A quattordici anni, però, rimase affascinato dall'acustica, soprattutto dalla fìsica delle corde vibranti. Lesse di questi argomenti e fece degli esperimenti nel laboratorio scolastico; ma provava, sempre più forte, il desiderio di avere uno strumento a corde tutto suo. Per il suo quindicesimo compleanno i genitori gli regalarono una chitarra e lui ben presto imparò da solo a suonarla. Galvanizzato dal suono della chitarra e dalla sensazione delle corde pizzicate, Gerry fece rapidi progressi: a diciassette anni, quando stava finendo le superiori, arrivò terzo in una gara per eleggere «il più dotato per la musica». (Il suo compagno di liceo, Stephen Jay Gould, portato per la musica fin da bambino, arrivò secondo). Al college Gerry si specializzò in musica e si mantenne agli studi dando lezioni di chitarra e banjo. Da allora, la passione per la musica è stata un elemento centrale della sua vita.

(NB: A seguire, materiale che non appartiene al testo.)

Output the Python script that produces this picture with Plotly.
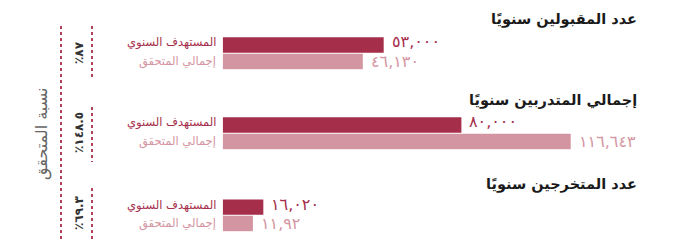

Ciò nondimeno, esistono limiti imposti dalla natura. Una capacità come l'orecchio assoluto, per esempio, dipende in larga misura da un'educazione musicale precoce, la quale, d'altra parte, non basta di per sé a garantirne la presenza. Né, come dimostra Cordelia, la presenza dell'orecchio assoluto può garantire quella di altri doni musicali di livello superiore. Senza dubbio Cordelia aveva un planum temporale ben sviluppato, ma forse le mancava qualcosa nella corteccia prefrontale, in termini di senso critico. Quanto a George, malgrado fosse senza dubbio dotato per quanto riguarda le aree cerebrali coinvolte nelle reazioni emozionali alla musica, con ogni probabilità in altre aree era carente.
Gli esempi di George e di Cordelia introducono un tema che sarà ripreso ed esplorato in molti dei casi clinici raccontati nelle pagine che seguono. In particolare, quella che chiamiamo «musicalità» comprende una gamma estesa di abilità e recettività: dalle più elementari percezioni del tempo e dell'altezza del suono, ai più elevati aspetti riconducibili all'intelligenza e alla sensibilità musicali; in linea di principio, ciascuno di essi è dissociabile dagli altri. In effetti, quanto a musicalità, tutti siamo più forti in certi aspetti e più deboli in altri; e così abbiamo tutti qualche affinità con George e Cordelia.